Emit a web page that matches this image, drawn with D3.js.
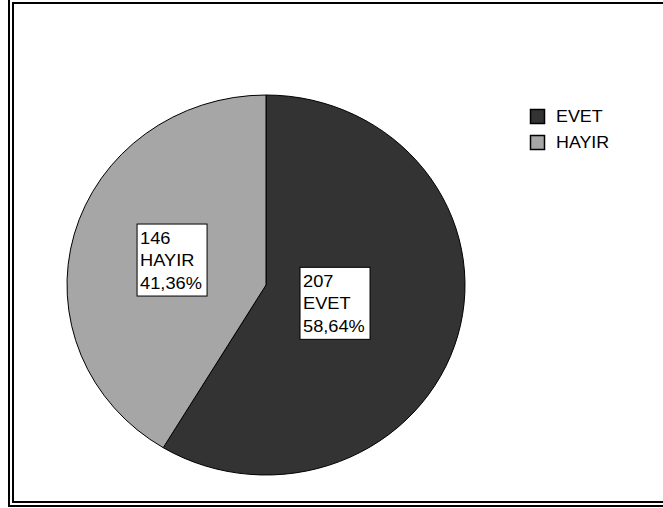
<!DOCTYPE html>
<html>
<head>
<meta charset="utf-8">
<script src="https://cdn.jsdelivr.net/npm/d3@7"></script>
<style>
body { margin: 0; background: #fff; }
svg { display: block; font-family: "Liberation Sans", Arial, sans-serif; }
</style>
</head>
<body>
<svg id="chart" width="663" height="508"></svg>
<script>
// data
var categories = ["EVET", "HAYIR"];
var counts = [207, 146];
var percents = ["58,64%", "41,36%"];
var colors = ["#333333", "#a6a6a6"];

var svg = d3.select("#chart");

// double frame
svg.append("rect").attr("x", 9).attr("y", -1).attr("width", 700).attr("height", 507)
    .attr("fill", "none").attr("stroke", "#000").attr("stroke-width", 2);
svg.append("rect").attr("x", 13).attr("y", 3).attr("width", 700).attr("height", 499)
    .attr("fill", "none").attr("stroke", "#000").attr("stroke-width", 2);

// pie (slightly wider than tall, like the original)
var cx = 266, cy = 285, ry = 190, rx = 199;
var sx = rx / ry;
var labelFrac = [0.36, 0.49];

var pie = d3.pie().sort(null).value(function (d) { return d; });
var arcs = pie(counts);
var arc = d3.arc().innerRadius(0).outerRadius(ry);

var g = svg.append("g").attr("transform", "translate(" + cx + "," + cy + ") scale(" + sx + ",1)");
g.selectAll("path").data(arcs).enter().append("path")
    .attr("d", arc)
    .attr("fill", function (d, i) { return colors[i]; })
    .attr("stroke", "#000")
    .attr("stroke-width", 1)
    .attr("vector-effect", "non-scaling-stroke");

// labels
var boxW = 70, boxH = 72;
arcs.forEach(function (d, i) {
    var a = (d.startAngle + d.endAngle) / 2;
    var r = ry * labelFrac[i];
    var px = cx + Math.sin(a) * r * sx;
    var py = cy - Math.cos(a) * r;
    var bx = px - boxW / 2, by = py - boxH / 2;
    svg.append("rect").attr("x", bx).attr("y", by).attr("width", boxW).attr("height", boxH)
        .attr("fill", "#fff").attr("stroke", "#000").attr("stroke-width", 1);
    var lines = [String(counts[i]), categories[i], percents[i]];
    lines.forEach(function (t, j) {
        svg.append("text")
            .attr("transform", "translate(" + (bx + 3) + "," + (by + 19.5 + j * 22.5) + ") scale(1.14,1)")
            .attr("font-size", 16)
            .attr("fill", "#000")
            .text(t);
    });
});

// legend
var legend = svg.append("g");
categories.forEach(function (c, i) {
    legend.append("rect").attr("x", 530.5).attr("y", 109.5 + i * 26).attr("width", 14).attr("height", 14)
        .attr("fill", colors[i]).attr("stroke", "#000").attr("stroke-width", 1.5);
    legend.append("text")
        .attr("transform", "translate(556," + (122 + i * 26) + ") scale(1.05,1)")
        .attr("font-size", 17)
        .attr("fill", "#000")
        .text(c);
});
</script>
</body>
</html>
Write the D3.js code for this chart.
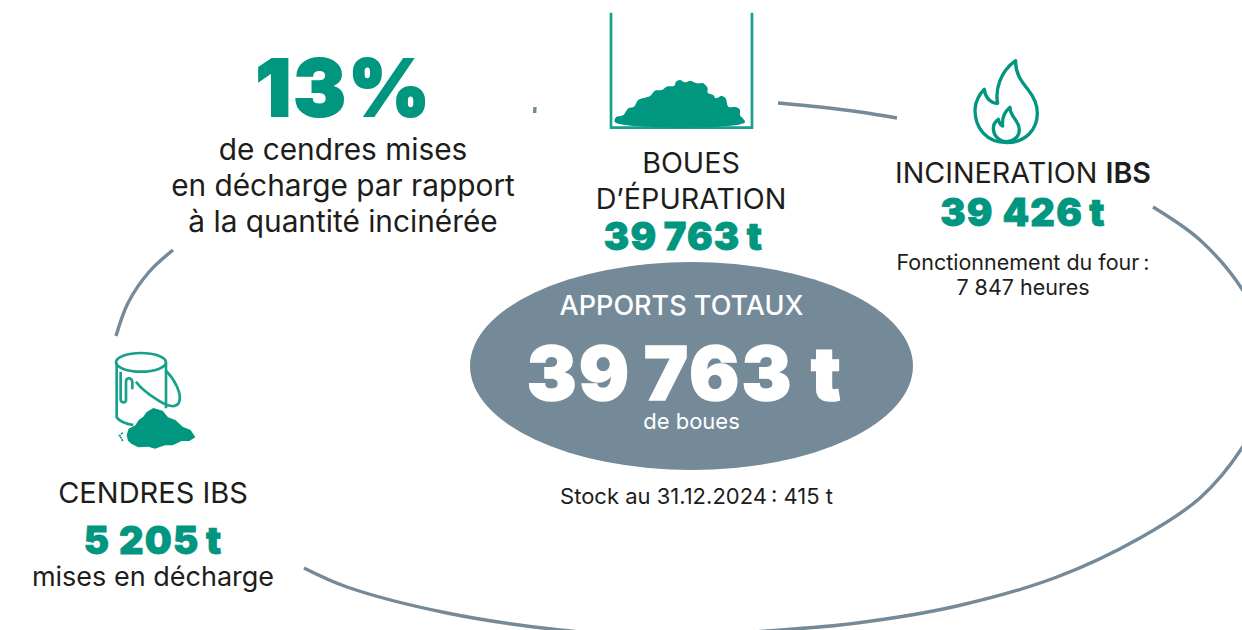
<!DOCTYPE html>
<html>
<head>
<meta charset="utf-8">
<script src="https://cdn.jsdelivr.net/npm/d3@7"></script>
<style>
  html, body { margin: 0; padding: 0; background: #fff; }
  svg { display: block; }
  text { font-family: Inter, "Open Sans", sans-serif; text-anchor: middle; }
</style>
</head>
<body>
<svg id="chart"></svg>
<script>
// *** Data ***
var totalLabel = "APPORTS TOTAUX";
var totalValue = "39\u2009763 t";
var totalUnit = "de boues";
var stockLabel = "Stock au 31.12.2024\u2009: 415 t";
var percentValue = "13%";
var percentLines = ["de cendres mises", "en décharge par rapport", "à la quantité incinérée"];
var sludgeLines = ["BOUES", "D’ÉPURATION"];
var sludgeValue = "39\u2009763\u2009t";
var burnLabel = "INCINERATION ";
var burnLabelBold = "IBS";
var burnValue = "39 426\u2009t";
var burnHours = ["Fonctionnement du four\u2009:", "7 847 heures"];
var ashLabel = "CENDRES IBS";
var ashValue = "5 205\u2009t";
var ashNote = "mises en décharge";

var svgWidth = 1242, svgHeight = 630;
var teal = "#00967f", slate = "#748a98", ink = "#1d1d1b";

var svg = d3.select("#chart")
    .attr("width", svgWidth)
    .attr("height", svgHeight)
    .attr("viewBox", "0 0 " + svgWidth + " " + svgHeight);

// *** The ring: pieces traced from crops, not values ***
var ringPieces = [
    [[778, 103], [820, 107], [860, 112], [897, 118]],
    [[1153, 207], [1200, 240], [1242, 289], [1264, 335], [1266, 375], [1258, 415],
     [1242, 448], [1200, 498], [1140, 538], [1057, 577], [957, 606], [857, 623],
     [767, 631], [660, 637], [560, 630], [447, 613], [347, 587], [304, 568]],
    [[116, 336], [128, 303], [149, 272], [173, 250]],
    [[535, 107], [534.6, 113]]
];

var ringLine = d3.line().curve(d3.curveCatmullRom.alpha(0.5));

svg.append("g").selectAll("path")
    .data(ringPieces)
    .enter()
    .append("path")
    .attr("d", ringLine)
    .attr("fill", "none")
    .attr("stroke", slate)
    .attr("stroke-width", 3.4);

// *** Center ellipse ***
svg.append("ellipse")
    .attr("cx", 691.5).attr("cy", 366)
    .attr("rx", 221.5).attr("ry", 104)
    .attr("fill", slate);

function addText(x, y, str, size, weight, fill) {
    return svg.append("text")
        .attr("x", x).attr("y", y)
        .attr("font-size", size)
        .attr("font-weight", weight)
        .attr("fill", fill)
        .text(str);
}

// same as addText, with a thin outline so the figures look as heavy as the original
function addFigure(x, y, str, size, fill, outlineWidth, spacing) {
    return addText(x, y, str, size, 900, fill)
        .attr("stroke", fill)
        .attr("stroke-width", outlineWidth)
        .attr("letter-spacing", spacing);
}

addText(681.5, 315, totalLabel, 27, 500, "#fff");
addFigure(685, 400, totalValue, 74, "#fff", 1.6, 2.5);
addText(691.5, 429, totalUnit, 22, 400, "#fff");
addText(696.5, 503.5, stockLabel, 22, 400, ink);

// *** 13% block ***
addFigure(344, 116, percentValue, 78, teal, 2, 2.5);
percentLines.forEach(function (d, i) {
    addText(343, 159.5 + i * 36, d, 29.8, 400, ink);
});

// *** Sludge block ***
sludgeLines.forEach(function (d, i) {
    addText(691, 172.5 + i * 36, d, 28.7, 400, ink);
});
addFigure(683.5, 250, sludgeValue, 38, teal, 0.8, 1.2);

// *** Incineration block ***
var burnTitle = addText(1023, 182.5, burnLabel, 28.7, 400, ink);
burnTitle.append("tspan").attr("font-weight", 600).text(burnLabelBold);
addFigure(1023, 226, burnValue, 38, teal, 0.8, 1.2);
burnHours.forEach(function (d, i) {
    addText(1023, 270 + i * 25, d, 21.5, 400, ink);
});

// *** Ash block ***
addText(153, 502.5, ashLabel, 29, 400, ink);
addFigure(153, 554, ashValue, 38, teal, 0.8, 1.2);
addText(153, 586, ashNote, 27, 400, ink);

var outline = d3.line().curve(d3.curveCatmullRomClosed);
var rough = d3.line().curve(d3.curveLinearClosed);

// container with heap
var tank = svg.append("g").attr("transform", "translate(560,0) scale(0.3333)");
tank.append("path")
    .attr("d", "M153 38V383H576V38")
    .attr("fill", "none").attr("stroke", "#17a08b").attr("stroke-width", 8);
tank.append("path")
    .attr("d", outline([[165, 367], [168, 352], [190, 345], [205, 325], [222, 320], [235, 300], [270, 288], [285, 272], [305, 270], [320, 260], [343, 257], [348, 245], [360, 240], [375, 247], [392, 242], [410, 250], [430, 250], [443, 265], [443, 278], [460, 285], [467, 295], [485, 288], [497, 295], [505, 320], [530, 322], [540, 330], [540, 345], [555, 367]]))
    .attr("fill", teal);

// flame
var flame = svg.append("g").attr("transform", "translate(950,50) scale(0.3333)")
    .attr("fill", "none").attr("stroke", teal).attr("stroke-width", 10).attr("stroke-linejoin", "round");
flame.append("path")
    .attr("d", "M170 278C110 278 75 235 75 180C75 155 90 130 103 118C105 140 120 160 143 160C135 120 150 65 197 32C195 70 215 95 235 120C255 145 262 165 262 190C262 240 225 278 170 278Z");
flame.append("path")
    .attr("d", "M170 275C145 275 130 255 130 235C130 225 135 215 145 208C147 218 152 225 158 228C155 205 165 185 180 172C180 190 190 200 198 212C205 222 208 230 208 240C208 260 190 275 170 275Z");

// bucket with ash heap
var bucket = svg.append("g").attr("transform", "translate(100,340) scale(0.3333)")
    .attr("fill", "none").attr("stroke", "#17a08b").attr("stroke-width", 8);
bucket.append("ellipse").attr("cx", 123).attr("cy", 67).attr("rx", 75).attr("ry", 28);
bucket.append("path").attr("d", "M50 68V232C60 245 80 252 100 255M198 68V205");
bucket.append("path").attr("d", "M62 95V178C62 190 80 190 78 178V125C78 110 97 112 97 128V148");
bucket.append("path").attr("d", "M198 92C225 120 245 160 238 185C230 210 195 195 170 178C145 162 122 145 108 125");
bucket.append("path")
    .attr("d", rough([[80, 285], [86, 266], [106, 256], [116, 240], [130, 230], [140, 216], [160, 204], [188, 212], [204, 232], [226, 240], [248, 260], [272, 270], [286, 292], [268, 303], [245, 303], [218, 316], [195, 316], [165, 326], [145, 320], [115, 322], [95, 312], [84, 302]]))
    .attr("fill", teal).attr("stroke", "none");
bucket.append("path")
    .attr("d", "M68 278L58 288L66 296L68 306")
    .attr("stroke", teal).attr("stroke-width", 5).attr("stroke-dasharray", "6 3");
</script>
</body>
</html>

→ **WHAT IS BEING ASKED**:
Go back to the entries above and restate word for word every line from the first through the one that contains "var arc = d3.arc().innerRadius(0).outerRadius(ry);", leaving the pictures behind.

→ **RESULT OF THE EXERCISE**:
Emit a web page that matches this image, drawn with D3.js.
<!DOCTYPE html>
<html>
<head>
<meta charset="utf-8">
<script src="https://cdn.jsdelivr.net/npm/d3@7"></script>
<style>
body { margin: 0; background: #fff; }
svg { display: block; font-family: "Liberation Sans", Arial, sans-serif; }
</style>
</head>
<body>
<svg id="chart" width="663" height="508"></svg>
<script>
// data
var categories = ["EVET", "HAYIR"];
var counts = [207, 146];
var percents = ["58,64%", "41,36%"];
var colors = ["#333333", "#a6a6a6"];

var svg = d3.select("#chart");

// double frame
svg.append("rect").attr("x", 9).attr("y", -1).attr("width", 700).attr("height", 507)
    .attr("fill", "none").attr("stroke", "#000").attr("stroke-width", 2);
svg.append("rect").attr("x", 13).attr("y", 3).attr("width", 700).attr("height", 499)
    .attr("fill", "none").attr("stroke", "#000").attr("stroke-width", 2);

// pie (slightly wider than tall, like the original)
var cx = 266, cy = 285, ry = 190, rx = 199;
var sx = rx / ry;
var labelFrac = [0.36, 0.49];

var pie = d3.pie().sort(null).value(function (d) { return d; });
var arcs = pie(counts);
var arc = d3.arc().innerRadius(0).outerRadius(ry);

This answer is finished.